Sandiford suggests that if we need gas we may have to think in terms of mandatory domestic reserve. I believe Western Australia has such a reserve and the Grattan report says they spent $1 billion more than they needed to create spare capacity.

Where Grattan goes off the rails, I think, is in insisting that a price on carbon should be the only emissions reduction policy. They assert:

    A credible and predictable carbon price should remove any justification for specific policies, such as the RET, to support renewable energy deployment.

Tony Wood, therefore, is campaigning against state renewable energy targets. It’s more than a little ironic that the Grattan report is being cited by politicians and others to attack state targets, without picking up its recommended solution – a price on carbon.

On increased costs, Grattan, apart from putting a price on carbon, simply asserts that costs will go up:

    The cost comes in replacing existing plants such as coal – which generate at about $50 per megawatt hour – earlier than they would otherwise have shut down and replacing them with any combination of gas, wind or solar plants, which generate at around $80 – $100 per megawatt hour.

Sandiford has an excellent account of what happened in SA on July 7th.

The intermittency of wind was definitely a problem. On a calm, cold winter day across South Australia demand for electricity reached a high of over 2183 megawatts in the early evening, when wind only produced 23 megawatts. Coal power stations, and half of Pelican Point’s gas station had been closed, just as the Heywood interconnector was closed for maintenance and upgrading for a month.
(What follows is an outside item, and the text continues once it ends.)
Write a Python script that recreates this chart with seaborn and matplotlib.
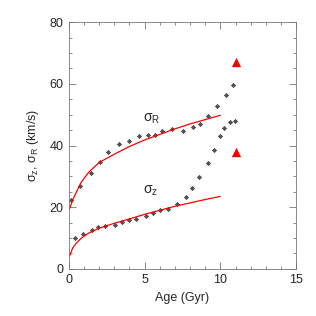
import numpy as np
import pandas as pd
import seaborn as sns
import matplotlib
matplotlib.use('Agg')
import matplotlib.pyplot as plt
from matplotlib.ticker import MultipleLocator

age_R = [0.15, 0.73, 1.45, 2.05, 2.58, 3.28, 3.95, 4.61, 5.20, 5.68, 6.17, 6.83,
         7.51, 8.22, 8.68, 9.21, 9.80, 10.36, 10.86]
sig_R = [22.2, 27.0, 31.0, 34.8, 37.8, 40.5, 41.5, 43.1, 43.5, 43.5, 44.7, 45.2,
         44.8, 45.9, 47.0, 49.6, 52.8, 56.4, 59.6]
age_z = [0.38, 0.91, 1.50, 1.92, 2.36, 3.02, 3.50, 3.99, 4.45, 5.09, 5.55, 5.99,
         6.52, 7.14, 7.73, 8.15, 8.57, 9.21, 9.58, 9.98, 10.22, 10.66, 10.95]
sig_z = [10.1, 11.2, 12.6, 13.5, 13.8, 14.3, 15.3, 15.8, 16.1, 17.3, 18.2, 19.1,
         19.3, 21.1, 23.4, 26.3, 29.9, 34.2, 38.6, 43.0, 45.7, 47.6, 47.8]

# fitted heating curves (red lines)
fit_age = [0.05, 0.25, 0.5, 0.8, 1.3, 2.0, 3.0, 4.0, 5.0, 6.0, 7.0, 8.0, 9.0, 10.0]
fit_R = [19.5, 22.4, 25.0, 28.0, 31.3, 34.5, 37.2, 39.7, 41.8, 43.6, 45.4, 47.0, 48.4, 49.8]
fit_z = [4.2, 6.8, 8.4, 9.9, 11.6, 13.2, 14.8, 16.2, 17.7, 19.0, 20.3, 21.4, 22.5, 23.5]

# thick disc values (red triangles)
tri_age = [11.0, 11.0]
tri_sig = [67.0, 38.0]

sns.set_style('ticks')
plt.rcParams['font.family'] = ['Liberation Sans', 'DejaVu Sans']
plt.rcParams['mathtext.fontset'] = 'custom'
plt.rcParams['mathtext.rm'] = 'Liberation Sans'
plt.rcParams['mathtext.it'] = 'Liberation Sans'

fig = plt.figure(figsize=(3.16, 3.16), dpi=100)
ax = fig.add_axes([0.218, 0.149, 0.719, 0.781])

fit_df = pd.DataFrame({'age': fit_age, 'R': fit_R, 'z': fit_z})
sns.lineplot(x='age', y='R', data=fit_df, color='red', lw=0.9, ax=ax)
sns.lineplot(x='age', y='z', data=fit_df, color='red', lw=0.9, ax=ax)

pts = pd.DataFrame({'age': age_R + age_z, 'sig': sig_R + sig_z})
sns.scatterplot(x='age', y='sig', data=pts, marker=(8, 2, 0), s=8,
                color='#555555', linewidth=0.5, ax=ax)
sns.scatterplot(x=tri_age, y=tri_sig, marker='^', s=45, color='red',
                edgecolor='red', linewidth=0, ax=ax)

ax.text(4.9, 48.5, r'$\sigma_{\mathrm{R}}$', fontsize=10, va='center')
ax.text(4.9, 25.3, r'$\sigma_{\mathrm{z}}$', fontsize=10, va='center')

ax.set_xlim(0, 15)
ax.set_ylim(0, 80)
ax.xaxis.set_major_locator(MultipleLocator(5))
ax.xaxis.set_minor_locator(MultipleLocator(1))
ax.yaxis.set_major_locator(MultipleLocator(20))
ax.yaxis.set_minor_locator(MultipleLocator(5))
ax.tick_params(which='both', direction='in', top=True, right=True,
               color='#777777', width=0.6, labelsize=9, pad=4)
ax.tick_params(which='major', length=5)
ax.tick_params(which='minor', length=2.5)
for s in ax.spines.values():
    s.set_color('#777777')
    s.set_linewidth(0.6)

ax.set_xlabel('Age (Gyr)', fontsize=9, labelpad=4)
ax.set_ylabel(r'$\sigma_{\mathrm{z}}$, $\sigma_{\mathrm{R}}$ (km/s)', fontsize=9, labelpad=6)

plt.savefig('out.png', dpi=100)
plt.close()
However, Sandiford points to another factor – “a rapid and unprecedented concentration of market power” caused by the closures. That’s AGL he’s talking about. He says that part of the problem was in not splitting Torrens A and B to provide more competition when it was privatised. Gas power is being provided at monopoly rent rates in SA.

The article links to a report Winds of change: An analysis of recent changes in the South Australian electricity market by Dylan McConnell and Mike Sandiford which is more technical than Grattan and goes into options of storage with wind and concentrated solar. I’ve only had a quick look, but I suspect it would be of more help to policy makers faced with the practical task of climate action in the power generation sphere.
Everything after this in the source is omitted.